StephenOTT · August 23, 2017, 7:28pm

@thorben Additional question:

When you delete an active process instance that has a job that is currently executing; Does the Job get cancelled mid execution?

Edit: Did some tests. Looks like if a Job is being executed and the process instance is deleted the job will not be cancelled. I tested this by creating a load of jobs and the HTTP-connector endless response issue occurred (i think). And i deleted some potentially problematic process instances, but the job executor did not pick up the changes. Once i restarted the container, the job executor went back to normal

Edit: Have narrowed the problem down to be related to http-connector requests. Further testing tomorrow related to outside network issues (likely).

@thorben can the httpclient configuration settings be accessed within the connector variable of http-connector? For example using a listener or a script in one of the inputs to modify the timeouts? I looked through the docs, but I could not clearly see where the access could be.

thorben · August 24, 2017, 8:02am

Hey Stephen,

It runs until completion and then fails with an OptimisticLockingException since the job and execution tree was updated in the meantime.

No, same optimistic locking behavior as above.

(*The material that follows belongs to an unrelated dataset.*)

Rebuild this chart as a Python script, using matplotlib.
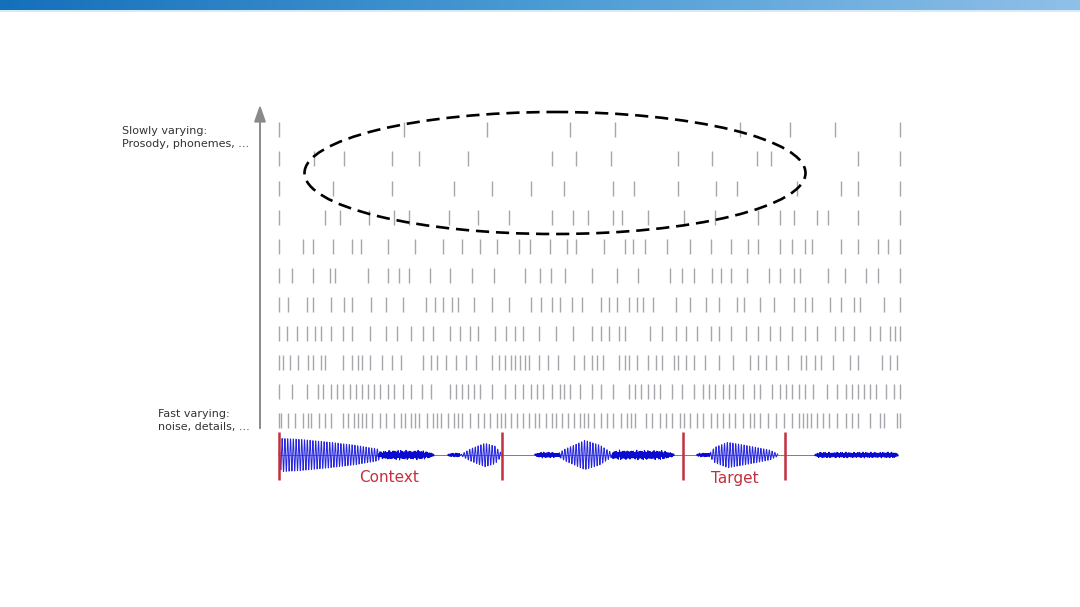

I don’t think so, but haven’t really looked into this. The config I linked to above is used when the client is built. This only happens once, so you can’t configure the timeout on per-request basis this way. But maybe there’s another way with Apache Http client to do this.

StephenOTT · August 24, 2017, 3:52pm

@thorben okay great. We have narrowed it down then to specific use case network connectivity (only re-creatable under certain load conditions cause by camunda.

Any ideas on where to look for potentially modifying the per-request timeouts?